Bioplastics on the rise
Consumer demand for environmentally friendly products is growing: by 2024 this will lead to a global increase in bioplastics production of more than 15%, a recent market analysis by European Bioplastics shows.
The world of fossil plastics is slowly shrinking. More and more new alternative plastic products based on renewable raw materials or residual materials are conquering the market. Even if not all new bioplastics are also biodegradable, the production of environmentally friendly materials will continue to increase. This is the result of the current market analysis by European Bioplastics and the nova-Institut, which was presented in Berlin in early December.
Growth of more than 15% predicted
"In an increasingly environmentally conscious context, the global market for bioplastics is predicted to grow by more than 15 percent over the next five years," says Hasso von Pogrell, Managing Director of European Bioplastics. Specifically, global bioplastics production is set to increase from 2.1 million tons at present to 2.4 million tons in 2024. "This trend is possible thanks to the steadily increasing demand for sustainable products by both consumers and brands alike and the continuous efforts of the bioplastics industry to develop innovative materials with improved properties and new functionalities," explains Pogrell. The authors of the study are convinced that consumers will continue to boost the industry and ensure dynamic growth in the future.
Innovative biopolymers fuel the upswing
According to the study, the growth of the sector is mainly driven by innovative biopolymers such as polyhydroxyalkanoates (PHAs), but also polypropylene (PP). It is predicted that the PHA group will see a more than threefold increase in production capacities over the next five years. This bacterially produced polyester is not only biobased and biodegradable, it also has excellent physical and mechanical properties for a broad range of applications. Production capacities of polypropylene are set to almost sextuple by 2024. Its high barrier properties already make PP the second most important plastic.
PEF crowds out PET
The study focused on various biopolymers, both bio-based but non-biodegradable, and biodegradable plastics. Biobased, non-biodegradable plastics, including polyethylene (PE), polyethylene terephthalate (PET) and polyamides (PA), currently represent around 44% of global bioplastics production capacity, at almost 1 million tonnes. While growth is expected for PE, production capacities for PET remain below earlier forecasts. Instead, the trend is moving towards a new polymer, polyethylene furanoate (PEF), which is similar to PET but completely bio-based. The material is still in development and is not expected to be on the market until 2023.

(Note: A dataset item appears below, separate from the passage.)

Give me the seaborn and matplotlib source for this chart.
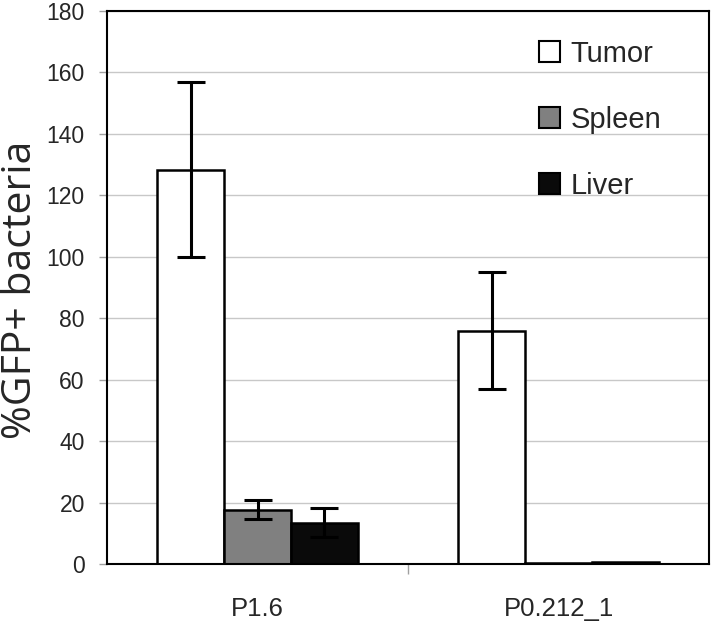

Packaging industry still largest field of application
At 53%, the packaging industry remains the largest area of application for bioplastics. However, bioplastics are also being used more and more in other sectors such as the automotive industry or transportation. The analysis also shows that the production of bio-based materials is hardly at the expense of cultivable land. "94 percent of all arable land is used for pasture, feed and food," said Francois de Bie, Chairman of European Bioplastics. With a share of 45%, Asia currently dominates global bioplastics production. Europe is home to around a fifth of the producers.